A slow night in Pittsburgh turns deadly.
Amped up on crack, booze and weed, Ryan Rutter aims his truck at a woman walking through the park but badly miscalculates. Instead of just scaring her, he hits her head on, then at the urging of his passenger, his younger brother Jack, flees the scene, heading for a vacation cabin at Sugar Lake that their family rented for two weeks until Jensen, the owner, kicked them out for trashing it. The next day, Jack, the more temperate of the boys, finds work to get them food and gas money while Ryan, antsy, decides burglary is just the ticket and winds up with another death on his hands. Detective Colleen Greer catches the first case. With some unsought help from her supervisor Richard Christie, she begins making inquiries. When Jensen shows up at the cabin, Ryan waylays him and threatens him with the man’s own hunting rifle. Worse yet, when Addie, the neighbor who offered Jack an odd job or two, comes by, Ryan jeopardizes her too.
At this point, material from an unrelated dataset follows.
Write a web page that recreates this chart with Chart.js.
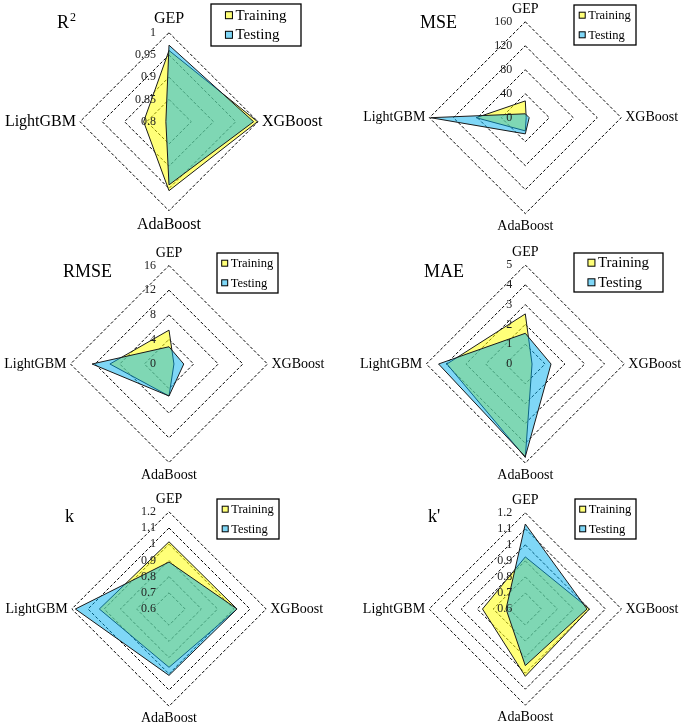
<!DOCTYPE html>
<html>
<head>
<meta charset="utf-8">
<script src="https://cdn.jsdelivr.net/npm/chart.js@4.4.0/dist/chart.umd.min.js"></script>
<style>
  html, body { margin: 0; padding: 0; background: #fff; }
  #wrap { position: relative; width: 685px; height: 728px; overflow: hidden; background: #fff; }
  #wrap canvas { position: absolute; left: 0; top: 0; }
</style>
</head>
<body>
<div id="wrap">
  <canvas id="c0" width="685" height="728"></canvas>
  <canvas id="c1" width="685" height="728"></canvas>
  <canvas id="c2" width="685" height="728"></canvas>
  <canvas id="c3" width="685" height="728"></canvas>
  <canvas id="c4" width="685" height="728"></canvas>
  <canvas id="c5" width="685" height="728"></canvas>
</div>
<script>
// axes (clockwise from top)
var models = ['GEP', 'XGBoost', 'AdaBoost', 'LightGBM'];
var seriesNames = ['Training', 'Testing'];

var r2Train = [0.96, 0.999, 0.955, 0.857];
var r2Test = [0.972, 0.99, 0.942, 0.807];
var r2Ticks = [0.8, 0.85, 0.9, 0.95, 1];

var mseTrain = [28, 1.5, 22, 82];
var mseTest = [6.5, 6.5, 27, 158];
var mseTicks = [0, 40, 80, 120, 160];

var rmseTrain = [5.5, 0.8, 5.2, 9.6];
var rmseTest = [2.8, 2.4, 5.2, 12.5];
var rmseTicks = [0, 4, 8, 12, 16];

var maeTrain = [2.53, 0.34, 4.72, 3.96];
var maeTest = [1.55, 1.3, 4.68, 4.38];
var maeTicks = [0, 1, 2, 3, 4, 5];

var kTrain = [1.015, 1.02, 0.96, 1.03];
var kTest = [0.89, 1.02, 1.01, 1.178];
var kTicks = [0.6, 0.7, 0.8, 0.9, 1, 1.1, 1.2];

var kpTrain = [0.925, 1.0, 1.02, 0.867];
var kpTest = [1.13, 0.985, 0.953, 0.72];
var kpTicks = [0.6, 0.7, 0.8, 0.9, 1, 1.1, 1.2];

var trainFill = 'rgba(255, 255, 0, 0.53)';
var testFill = 'rgba(0, 176, 240, 0.5)';
var FONT = '"Liberation Serif", "Times New Roman", serif';

// layout of each panel (centre / radius of the radar, title, legend box)
var panels = [
  { id: 'c0', title: 'R', sup: '2', train: r2Train, test: r2Test, ticks: r2Ticks,
    cx: 169, cy: 121.7, r: 89, labelSize: 16, tx: 57, ty: 28,
    legend: { x: 211, y: 4, w: 90, h: 42, size: 15, box: 7 } },
  { id: 'c1', title: 'MSE', train: mseTrain, test: mseTest, ticks: mseTicks,
    cx: 525.3, cy: 116.7, r: 99, labelSize: 14, tx: 420, ty: 28,
    legend: { x: 574, y: 5, w: 62, h: 40, size: 12.5, box: 6 } },
  { id: 'c2', title: 'RMSE', train: rmseTrain, test: rmseTest, ticks: rmseTicks,
    cx: 169, cy: 364, r: 98.5, labelSize: 14, tx: 63, ty: 277,
    legend: { x: 217, y: 253, w: 61, h: 40, size: 12.5, box: 6 } },
  { id: 'c3', title: 'MAE', train: maeTrain, test: maeTest, ticks: maeTicks,
    cx: 525.3, cy: 364, r: 99, labelSize: 14, tx: 424, ty: 277,
    legend: { x: 574, y: 253, w: 89, h: 39, size: 15, box: 7 } },
  { id: 'c4', title: 'k', train: kTrain, test: kTest, ticks: kTicks,
    cx: 169, cy: 610, r: 97.5, labelSize: 14, tx: 65, ty: 522,
    legend: { x: 217, y: 499, w: 62, h: 40, size: 12.5, box: 6 } },
  { id: 'c5', title: "k'", train: kpTrain, test: kpTest, ticks: kpTicks,
    cx: 525.3, cy: 611, r: 98.7, labelSize: 14, tx: 428, ty: 522,
    legend: { x: 575, y: 499, w: 61, h: 40, size: 12.5, box: 6 } }
];

// tick labels sit left of the vertical axis, title + boxed legend drawn by hand
var decor = {
  id: 'decor',
  afterDatasetsDraw: function(chart) {
    var scale = chart.scales.r;
    var ctx = chart.ctx;
    ctx.save();
    ctx.font = '12px ' + FONT;
    ctx.fillStyle = '#222';
    ctx.textAlign = 'right';
    ctx.textBaseline = 'middle';
    scale.ticks.forEach(function(t) {
      var d = scale.getDistanceFromCenterForValue(t.value);
      ctx.fillText(String(t.value), scale.xCenter - 13, scale.yCenter - d);
    });
    ctx.restore();
  },
  afterDraw: function(chart) {
    var p = chart.options.plugins.decor;
    var ctx = chart.ctx;
    ctx.save();
    ctx.fillStyle = '#000';
    ctx.font = '18px ' + FONT;
    ctx.textAlign = 'left';
    ctx.textBaseline = 'alphabetic';
    ctx.fillText(p.title, p.tx, p.ty);
    if (p.sup) {
      var w = ctx.measureText(p.title).width;
      ctx.font = '12px ' + FONT;
      ctx.fillText(p.sup, p.tx + w + 1, p.ty - 7);
    }

    var lg = p.legend;
    ctx.fillStyle = '#fff';
    ctx.fillRect(lg.x, lg.y, lg.w, lg.h);
    ctx.lineWidth = 1.3;
    ctx.strokeStyle = '#000';
    ctx.strokeRect(lg.x, lg.y, lg.w, lg.h);
    ctx.font = lg.size + 'px ' + FONT;
    ctx.textBaseline = 'middle';
    var gap = 3;
    var textW = ctx.measureText(seriesNames[0]).width;
    var left = lg.x + (lg.w - (lg.box + gap + textW)) / 2;
    chart.data.datasets.forEach(function(ds, i) {
      var yMid = lg.y + lg.h / 2 + (i === 0 ? -9.8 : 9.8);
      ctx.fillStyle = '#fff';
      ctx.fillRect(left, yMid - lg.box / 2, lg.box, lg.box);
      ctx.fillStyle = ds.backgroundColor;
      ctx.fillRect(left, yMid - lg.box / 2, lg.box, lg.box);
      ctx.lineWidth = 1;
      ctx.strokeRect(left, yMid - lg.box / 2, lg.box, lg.box);
      ctx.fillStyle = '#000';
      ctx.fillText(ds.label, left + lg.box + gap, yMid + 0.5);
    });
    ctx.restore();
  }
};

panels.forEach(function(p) {
  var ctx = document.getElementById(p.id);
  new Chart(ctx, {
    type: 'radar',
    data: {
      labels: models,
      datasets: [
        {
          label: seriesNames[0],
          data: p.train,
          backgroundColor: trainFill,
          borderColor: '#1a1a1a',
          borderWidth: 1,
          fill: true,
          order: 1
        },
        {
          label: seriesNames[1],
          data: p.test,
          backgroundColor: testFill,
          borderColor: '#1a1a1a',
          borderWidth: 1,
          fill: true,
          order: 0
        }
      ]
    },
    options: {
      responsive: false,
      animation: false,
      events: [],
      layout: { padding: 0 },
      elements: {
        line: { tension: 0 },
        point: { radius: 0, hoverRadius: 0 }
      },
      scales: {
        r: {
          min: p.ticks[0],
          max: p.ticks[p.ticks.length - 1],
          afterSetDimensions: function(scale) {
            scale.xCenter = p.cx;
            scale.yCenter = p.cy;
            scale.drawingArea = p.r;
          },
          afterBuildTicks: function(scale) {
            scale.ticks = p.ticks.map(function(v) { return { value: v }; });
          },
          angleLines: { display: false },
          grid: {
            circular: false,
            color: '#000',
            lineWidth: 1
          },
          border: { dash: [3, 2] },
          ticks: { display: false },
          pointLabels: {
            display: true,
            padding: 4,
            color: '#000',
            font: { family: FONT, size: p.labelSize }
          }
        }
      },
      plugins: {
        legend: { display: false },
        tooltip: { enabled: false },
        decor: p
      }
    },
    plugins: [decor]
  });
});
</script>
</body>
</html>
Greer, Christie and a plethora of competing law officers from neighboring districts eventually get leads on the boys, put out APBs and close in on them, but not before Ryan, unbeknownst to Jack, opens the gas stove jets to eliminate the pair of witnesses.
Cops getting territorial and sexually frisky (The Odds, 2009, etc.) play second string to Jack, who’s caught up in trying to redeem his brother, and Addie, who makes a mean spaghetti sauce.